Big Investors Want to Give ESG Companies Money
A company that shows it complies with environmental, social, and governance standards can actually raise capital cheaper.
And investors will be fighting tooth and nail to give it money.
Why? Because having “green” investments in their portfolios will make them look good. And, as 2021 numbers suggest, it will also lead to outperformance.
Todd Rosenbluth, the head of mutual fund research company CFRA, says that ESG performed “better than expected” in 2021, even though quite a few ESG ETFs are diversified and should perform in line with the rest of the market.
In other words, not only is ESG popular, but ESG funds are also performing very well compared to their broad-market counterparts.
The world of hedge funds offers another example.
Back in September, a Montreal-based asset management firm saw its $175 million capital raise oversubscribed by investors. It means that the supply of capital exceeded the planned funding amount. The fund is focused on “energy transition,” which is one of the “pure play” ESG businesses.
The same happens on a company level. General Fusion, a Vancouver-based start-up, saw its $130 million Series E offering oversubscribed as investors like Jeff Bezos or a “large U.S. state pension plan” provided the company with capital.
General Fusion is developing clean fusion energy technology.
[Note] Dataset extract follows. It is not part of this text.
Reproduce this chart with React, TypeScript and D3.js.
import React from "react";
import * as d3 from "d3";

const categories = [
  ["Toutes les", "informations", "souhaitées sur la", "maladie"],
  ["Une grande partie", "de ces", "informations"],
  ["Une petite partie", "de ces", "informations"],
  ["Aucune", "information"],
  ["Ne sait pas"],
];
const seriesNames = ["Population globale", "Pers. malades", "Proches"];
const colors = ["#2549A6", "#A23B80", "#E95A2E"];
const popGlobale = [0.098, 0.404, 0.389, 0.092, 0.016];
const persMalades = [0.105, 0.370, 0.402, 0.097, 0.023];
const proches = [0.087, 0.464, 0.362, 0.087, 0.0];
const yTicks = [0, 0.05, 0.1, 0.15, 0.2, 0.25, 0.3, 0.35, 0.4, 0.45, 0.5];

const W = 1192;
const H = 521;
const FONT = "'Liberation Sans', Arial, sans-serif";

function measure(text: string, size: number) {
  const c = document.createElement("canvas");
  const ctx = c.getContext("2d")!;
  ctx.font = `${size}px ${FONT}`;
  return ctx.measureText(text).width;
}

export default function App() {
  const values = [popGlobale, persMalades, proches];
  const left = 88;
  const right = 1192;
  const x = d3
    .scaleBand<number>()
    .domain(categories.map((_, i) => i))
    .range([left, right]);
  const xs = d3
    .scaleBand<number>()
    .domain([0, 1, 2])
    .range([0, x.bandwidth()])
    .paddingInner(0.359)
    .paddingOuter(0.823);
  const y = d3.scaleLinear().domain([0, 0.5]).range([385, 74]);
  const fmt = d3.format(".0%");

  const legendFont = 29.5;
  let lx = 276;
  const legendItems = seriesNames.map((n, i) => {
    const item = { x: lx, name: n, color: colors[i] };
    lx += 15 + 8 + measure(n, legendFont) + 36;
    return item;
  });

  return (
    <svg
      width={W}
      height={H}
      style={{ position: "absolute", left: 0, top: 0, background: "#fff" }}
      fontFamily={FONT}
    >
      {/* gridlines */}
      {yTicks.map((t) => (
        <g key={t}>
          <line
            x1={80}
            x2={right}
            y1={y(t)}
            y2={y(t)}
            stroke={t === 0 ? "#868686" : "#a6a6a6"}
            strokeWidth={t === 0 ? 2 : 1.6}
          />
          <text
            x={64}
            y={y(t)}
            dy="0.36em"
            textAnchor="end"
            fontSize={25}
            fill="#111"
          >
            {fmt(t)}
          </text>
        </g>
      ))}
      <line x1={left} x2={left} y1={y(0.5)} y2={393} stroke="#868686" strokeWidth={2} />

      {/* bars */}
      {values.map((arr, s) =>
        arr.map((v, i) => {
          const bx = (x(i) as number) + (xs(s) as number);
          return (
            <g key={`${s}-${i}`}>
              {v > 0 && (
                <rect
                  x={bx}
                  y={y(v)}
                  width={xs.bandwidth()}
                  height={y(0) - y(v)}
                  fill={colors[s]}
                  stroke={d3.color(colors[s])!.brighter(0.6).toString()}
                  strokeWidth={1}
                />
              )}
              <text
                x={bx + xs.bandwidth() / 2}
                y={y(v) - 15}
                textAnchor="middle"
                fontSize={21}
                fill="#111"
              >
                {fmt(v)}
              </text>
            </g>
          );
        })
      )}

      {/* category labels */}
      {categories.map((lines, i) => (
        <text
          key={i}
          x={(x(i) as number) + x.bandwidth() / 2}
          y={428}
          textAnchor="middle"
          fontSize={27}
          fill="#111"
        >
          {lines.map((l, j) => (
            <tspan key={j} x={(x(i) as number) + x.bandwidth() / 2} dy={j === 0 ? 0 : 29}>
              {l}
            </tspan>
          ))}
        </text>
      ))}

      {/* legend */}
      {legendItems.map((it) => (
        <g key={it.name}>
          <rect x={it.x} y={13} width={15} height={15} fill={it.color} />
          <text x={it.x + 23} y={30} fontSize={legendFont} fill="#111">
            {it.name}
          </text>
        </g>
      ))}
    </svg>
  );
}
Again, it’s as close to a “pure ESG play” as it gets.
The bottom line is, strong companies whose businesses have to do with energy transition, fusion, clean technology, electrification, and other aspects of a “greener” future see immediate investor interest.
Cheaper Debt Helps Fuel Growth for ESG Companies
Debt is the other side of a company’s capital structure.
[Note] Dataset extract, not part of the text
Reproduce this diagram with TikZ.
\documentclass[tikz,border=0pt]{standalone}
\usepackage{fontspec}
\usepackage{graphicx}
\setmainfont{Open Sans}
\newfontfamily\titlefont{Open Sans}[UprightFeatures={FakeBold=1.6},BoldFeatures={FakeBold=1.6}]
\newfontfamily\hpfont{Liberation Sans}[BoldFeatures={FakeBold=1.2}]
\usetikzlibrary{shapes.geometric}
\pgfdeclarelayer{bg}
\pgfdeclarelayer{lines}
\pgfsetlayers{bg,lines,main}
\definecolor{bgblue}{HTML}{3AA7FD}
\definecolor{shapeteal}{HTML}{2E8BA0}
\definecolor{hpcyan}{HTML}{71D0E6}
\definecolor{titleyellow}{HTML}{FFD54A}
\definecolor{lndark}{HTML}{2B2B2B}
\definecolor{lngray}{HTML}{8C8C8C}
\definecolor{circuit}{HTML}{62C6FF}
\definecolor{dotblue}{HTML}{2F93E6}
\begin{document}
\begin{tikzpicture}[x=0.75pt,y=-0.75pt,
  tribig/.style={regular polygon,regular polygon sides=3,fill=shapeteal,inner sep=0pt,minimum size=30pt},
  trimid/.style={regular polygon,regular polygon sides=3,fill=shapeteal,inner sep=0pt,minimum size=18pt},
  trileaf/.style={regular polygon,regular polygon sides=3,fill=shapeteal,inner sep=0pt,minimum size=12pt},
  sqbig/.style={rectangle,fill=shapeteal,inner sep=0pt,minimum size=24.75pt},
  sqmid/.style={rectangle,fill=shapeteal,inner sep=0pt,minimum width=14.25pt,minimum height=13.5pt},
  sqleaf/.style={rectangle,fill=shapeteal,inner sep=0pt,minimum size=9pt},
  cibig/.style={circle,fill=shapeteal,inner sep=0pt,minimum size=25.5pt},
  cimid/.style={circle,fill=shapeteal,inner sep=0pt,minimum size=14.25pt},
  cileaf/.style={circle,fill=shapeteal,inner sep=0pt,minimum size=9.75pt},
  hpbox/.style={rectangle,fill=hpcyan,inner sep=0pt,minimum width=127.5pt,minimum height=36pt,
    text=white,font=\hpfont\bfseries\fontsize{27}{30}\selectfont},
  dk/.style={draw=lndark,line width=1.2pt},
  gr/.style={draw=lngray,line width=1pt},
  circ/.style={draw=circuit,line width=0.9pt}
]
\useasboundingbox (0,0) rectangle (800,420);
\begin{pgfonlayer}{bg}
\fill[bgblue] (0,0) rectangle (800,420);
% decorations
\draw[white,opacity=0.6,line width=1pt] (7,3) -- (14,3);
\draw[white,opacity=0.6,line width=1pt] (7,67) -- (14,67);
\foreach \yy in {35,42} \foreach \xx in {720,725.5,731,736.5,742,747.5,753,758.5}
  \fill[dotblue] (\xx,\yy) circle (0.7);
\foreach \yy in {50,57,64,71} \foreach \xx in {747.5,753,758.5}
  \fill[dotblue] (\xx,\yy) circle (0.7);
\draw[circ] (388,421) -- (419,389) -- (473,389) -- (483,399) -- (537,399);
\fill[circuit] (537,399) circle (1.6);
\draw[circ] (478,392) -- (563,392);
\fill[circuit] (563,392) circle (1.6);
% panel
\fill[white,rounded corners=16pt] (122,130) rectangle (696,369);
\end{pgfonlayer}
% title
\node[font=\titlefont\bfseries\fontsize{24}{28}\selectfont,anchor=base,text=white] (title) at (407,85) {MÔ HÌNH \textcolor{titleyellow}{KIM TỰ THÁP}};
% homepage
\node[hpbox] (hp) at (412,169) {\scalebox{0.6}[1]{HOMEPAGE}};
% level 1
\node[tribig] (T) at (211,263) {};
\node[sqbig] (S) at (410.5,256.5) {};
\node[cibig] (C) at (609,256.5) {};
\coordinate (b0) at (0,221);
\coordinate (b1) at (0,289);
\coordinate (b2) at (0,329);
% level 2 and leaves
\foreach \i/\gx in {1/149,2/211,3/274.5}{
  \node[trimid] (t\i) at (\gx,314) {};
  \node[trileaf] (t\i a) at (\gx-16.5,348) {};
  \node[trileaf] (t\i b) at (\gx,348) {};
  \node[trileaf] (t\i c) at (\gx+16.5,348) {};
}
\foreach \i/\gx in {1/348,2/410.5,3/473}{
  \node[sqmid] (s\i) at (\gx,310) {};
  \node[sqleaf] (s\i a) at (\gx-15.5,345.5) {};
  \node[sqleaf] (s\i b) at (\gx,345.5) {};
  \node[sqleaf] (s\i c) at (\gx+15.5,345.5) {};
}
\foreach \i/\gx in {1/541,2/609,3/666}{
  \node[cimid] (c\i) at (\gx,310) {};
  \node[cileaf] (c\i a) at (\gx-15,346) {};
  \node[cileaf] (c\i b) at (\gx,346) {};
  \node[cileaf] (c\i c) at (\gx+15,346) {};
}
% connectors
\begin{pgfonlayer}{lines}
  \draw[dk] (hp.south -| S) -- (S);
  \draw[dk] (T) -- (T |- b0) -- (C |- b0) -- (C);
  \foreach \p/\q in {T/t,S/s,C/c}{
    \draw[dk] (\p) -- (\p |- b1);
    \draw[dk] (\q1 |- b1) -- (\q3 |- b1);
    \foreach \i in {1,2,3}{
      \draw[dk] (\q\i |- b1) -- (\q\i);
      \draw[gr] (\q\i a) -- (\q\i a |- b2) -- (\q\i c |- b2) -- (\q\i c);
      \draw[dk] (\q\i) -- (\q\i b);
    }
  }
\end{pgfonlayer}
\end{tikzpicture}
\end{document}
Even if it can sell its equity on good terms, it doesn’t mean that it can get cheap debt.
… Unless it also has to do with ESG.
Newmont, one of the world’s biggest mining companies, announced back in June that its $3 billion credit facility would now be tied to the company’s ESG goals.
(Mining companies are widely seen as bad for the environment, and therefore not in line with ESG goals.)
If Newmont performs better in terms of ESG, it will pay less interest on that facility.
This destroys the argument that ESG is a fluke. Newmont’s cash flow will now be directly tied to its ESG performance. Indirectly, the company’s value is going to be influenced by its ESG stance as well.
And this trend continues… There are more and more companies having ESG-linked facilities and credit on their balance sheets.
What Does It Mean?
It means that a smart early-stage company will now absolutely have to align itself with the ESG trend.
Not for any ideological purposes, but to improve its survival odds.
From capital raises to debt and beyond, ESG has started to have a direct impact on companies’ financials and outlooks.
Ignoring a trend that is directly tied to companies’ future profitability seems like a bad idea to me…
And you can easily get on the right side of it by adding “ESG-aligned” stocks to your portfolio.
How do you tell if a company you’re considering is “ESG-aligned?” Yesterday, I gave a list of questions you can use for a “rapid test” on ESG companies.
But if you’re having trouble figuring out where to go, you can look at the Vanguard ESG U.S. Stock ETF (ESGV). It tracks an index that includes stocks screened for ESG criteria and excludes some of the “dirty” industries like fossil fuels.
From there, you can either invest in the ETF directly… or you can check out its holdings and invest in the individual companies. That’s always our preference here at Casey Research. Just run them by my ESG rapid test questions.
And remember, these are speculations. Never bet more money than you can afford to lose. A small allocation in your portfolio is enough to capitalize on a big trend like ESG.